# Train self supervised bert

### Set up

#### 1. Set  up  accounts and role

In [1]:
import sagemaker
import boto3
from uuid import uuid4

sagemaker_session = sagemaker.Session()
account_id =  boto3.client('sts').get_caller_identity().get('Account')
region = boto3.session.Session().region_name


#role = sagemaker.get_execution_role()
role="arn:aws:iam::{}:role/service-role/AmazonSageMaker-ExecutionRole-20190118T115449".format(account_id)
step_func_role = "arn:aws:iam::{}:role/AmazonSageMaker-StepFunctionsWorkflowExecutionRole".format(account_id)


max_runs=1

#### 2. Setup image and instance type

In [2]:
# pytorch_custom_image_name="ppi-extractor:gpu-1.0.0-201910130520"
instance_type = "ml.p3.2xlarge"
instance_type_gpu_map = {"ml.p3.8xlarge":4, "ml.p3.2xlarge": 1, "ml.p3.16xlarge":8}

In [3]:
# docker_repo = "{}.dkr.ecr.{}.amazonaws.com/{}".format(account_id, region, pytorch_custom_image_name)

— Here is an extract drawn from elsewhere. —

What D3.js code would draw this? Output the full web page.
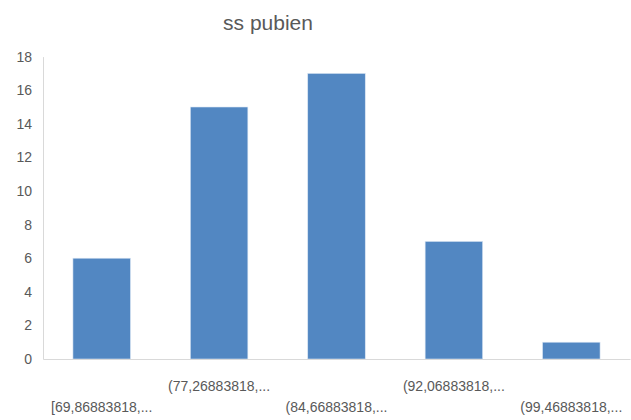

#### 3. Configure train/ test and validation datasets

In [4]:
bucket = "aegovan-data"

In [5]:
pretrained_bert="s3://{}/embeddings/bert/".format(bucket)


s3_output_path= "s3://{}/selfsupervised_results/".format(bucket)
s3_code_path= "s3://{}/selfsupervised_code".format(bucket)
s3_checkpoint = "s3://{}/selfsupervised_bert_checkpoint/{}".format(bucket, str(uuid4()))

In [6]:
fake_prefix = "s3://{}/self-supervised-fake/".format(bucket)

real_prefix = "s3://{}/self-supervised-real/".format(bucket)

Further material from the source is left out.